The Bonneville Salt Flats has long been known for its unrivaled high-speed surfaces. Perfect for speed and great for safety, it’s drawn racers from all over the world to Northwestern Utah.
It, along with many other dry lakes, was a primary proving-ground for industry veterans when testing new products back in the day. In the ‘30s and ‘40s, the largest names in the industry such as Edelbrock, Isky, Hedman, Mooneyes, and more, took advantage of its perfect surfaces–testing, tuning, and improving upon their products to ultimately create the next generation of performance parts.

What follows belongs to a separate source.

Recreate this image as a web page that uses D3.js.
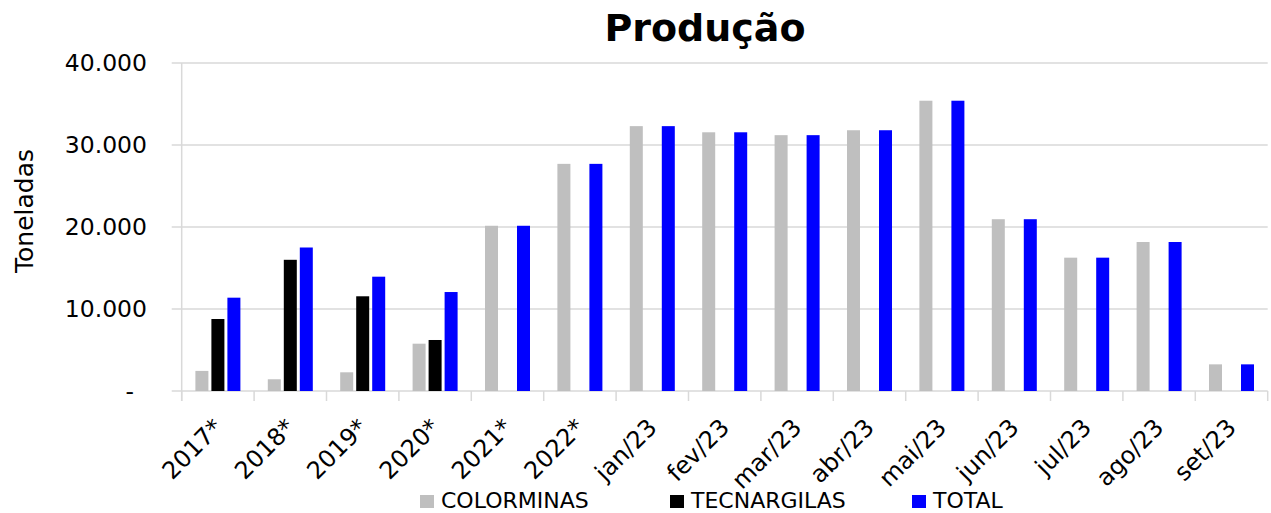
<html>
<style>
  body { margin: 0; background: #fff; }
  text { font-family: "DejaVu Sans", sans-serif; fill: #000; }
</style>
<body>
<script src="https://cdn.jsdelivr.net/npm/d3@7"></script>
<svg id="chart" width="1271" height="513"></svg>
<script>
// categories and values
var categories = ["2017*", "2018*", "2019*", "2020*", "2021*", "2022*", "jan/23", "fev/23", "mar/23", "abr/23", "mai/23", "jun/23", "jul/23", "ago/23", "set/23"];
var colorminas  = [2450, 1430, 2280, 5770, 20150, 27700, 32300, 31550, 31200, 31800, 35400, 20950, 16260, 18170, 3250];
var tecnargilas = [8780, 16000, 11550, 6220, 0, 0, 0, 0, 0, 0, 0, 0, 0, 0, 0];
var total       = [11380, 17500, 13940, 12070, 20150, 27700, 32300, 31550, 31200, 31800, 35400, 20950, 16260, 18170, 3250];
var seriesNames = ["COLORMINAS", "TECNARGILAS", "TOTAL"];
var seriesColors = ["#bfbfbf", "#000000", "#0000ff"];
var yTicks = [0, 10000, 20000, 30000, 40000];

var svg = d3.select("#chart");
var plotLeft = 181.7, plotRight = 1267.7, plotTop = 63, plotBottom = 391;

var x = d3.scaleBand().domain(categories).range([plotLeft, plotRight]).padding(0);
var x1 = d3.scaleBand().domain(seriesNames).range([0, 45]).paddingInner(0.1875).paddingOuter(0);
var y = d3.scaleLinear().domain([0, 40000]).range([plotBottom, plotTop]);

var br = d3.formatLocale({ decimal: ",", thousands: ".", grouping: [3], currency: ["", ""] });
var fmt = br.format(",");

// gridlines
svg.append("g").selectAll("line").data(yTicks).enter().append("line")
  .attr("x1", plotLeft - 10).attr("x2", plotRight)
  .attr("y1", function(d) { return y(d); }).attr("y2", function(d) { return y(d); })
  .attr("stroke", "#d9d9d9").attr("stroke-width", 1.5);

// y axis line
svg.append("line").attr("x1", plotLeft).attr("x2", plotLeft).attr("y1", plotTop).attr("y2", plotBottom + 10)
  .attr("stroke", "#d9d9d9").attr("stroke-width", 1.5);

// x category ticks
var bounds = categories.map(function(c) { return x(c); }).concat([plotRight]);
svg.append("g").selectAll("line").data(bounds).enter().append("line")
  .attr("x1", function(d) { return d; }).attr("x2", function(d) { return d; })
  .attr("y1", plotBottom).attr("y2", plotBottom + 10)
  .attr("stroke", "#d9d9d9").attr("stroke-width", 1.5);

// bars
var table = categories.map(function(c, i) {
  return { cat: c, vals: [colorminas[i], tecnargilas[i], total[i]] };
});
var off = (x.bandwidth() - 45) / 2;
var groups = svg.append("g").selectAll("g").data(table).enter().append("g")
  .attr("transform", function(d) { return "translate(" + (x(d.cat) + off) + ",0)"; });
groups.selectAll("rect")
  .data(function(d) { return d.vals.map(function(v, j) { return { s: seriesNames[j], v: v, c: seriesColors[j] }; }).filter(function(e) { return e.v > 0; }); })
  .enter().append("rect")
  .attr("x", function(e) { return x1(e.s); })
  .attr("width", x1.bandwidth())
  .attr("y", function(e) { return y(e.v); })
  .attr("height", function(e) { return plotBottom - y(e.v); })
  .attr("fill", function(e) { return e.c; });

// y tick labels
svg.append("g").selectAll("text").data(yTicks).enter().append("text")
  .attr("x", function(d) { return d === 0 ? 134 : 147; })
  .attr("y", function(d) { return y(d); })
  .attr("dy", "0.36em")
  .attr("text-anchor", "end")
  .style("font-size", "23.5px")
  .text(function(d) { return d === 0 ? "-" : fmt(d); });

// x tick labels
svg.append("g").selectAll("text").data(categories).enter().append("text")
  .attr("transform", function(d) { return "translate(" + (x(d) + x.bandwidth() / 2 + 6) + "," + (plotBottom + 38) + ") rotate(-45)"; })
  .attr("text-anchor", "end")
  .style("font-size", "24px")
  .text(function(d) { return d; });

// title
svg.append("text").attr("x", 705).attr("y", 41).attr("text-anchor", "middle")
  .style("font-size", "38px").style("font-weight", "bold").text("Produção");

// y label
svg.append("text").attr("transform", "translate(33,211) rotate(-90)").attr("text-anchor", "middle")
  .style("font-size", "25px").text("Toneladas");

// legend
var legendX = [420, 670, 912];
var lg = svg.append("g").selectAll("g").data(seriesNames).enter().append("g")
  .attr("transform", function(d, i) { return "translate(" + legendX[i] + ",0)"; });
lg.append("rect").attr("x", 0).attr("y", 495).attr("width", 14).attr("height", 13)
  .attr("fill", function(d, i) { return seriesColors[i]; });
lg.append("text").attr("x", 21).attr("y", 507.5).style("font-size", "22px").text(function(d) { return d; });
</script>
</body>
</html>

Bonneville has played a huge role in the community and industry for a long time now, and we hope this doesn’t stop anytime soon. It’s a landmark. It’s a piece of automotive history.
For the past fifty years or so, its once 13-mile long race track has been decreasing in size due to salt erosion. Now less than eight miles long, an organization dubbed the “Save the Salt Coalition,” has stepped up to draw awareness. Even though it’s listed on the National Register of Historic Places and deemed an area of critical environmental concern, previous efforts have been somewhat overlooked by the BLM (Bureau of Land Management).
Now, Save the Salt is turning to state and federal lawmakers for assistance. Nevada had stepped up to the plate along with U.S. Representatives and, just recently, Utah has also called upon the BLM to take action. The state alone has appropriated five million dollars toward a 10-year program to dramatically increase the amount of salt pumped onto the flats. While the program, “Restore Bonneville,” is contingent upon securing federal funds, it comes along with a plan directing the BLM to restore the international race track to its original 13 miles within ten years.
SEMA is hard at work, along with Save the Salt, to draw the attention of the U.S. Congress and the BLM, in hopes of a commitment to turn Bonneville’s goal into reality.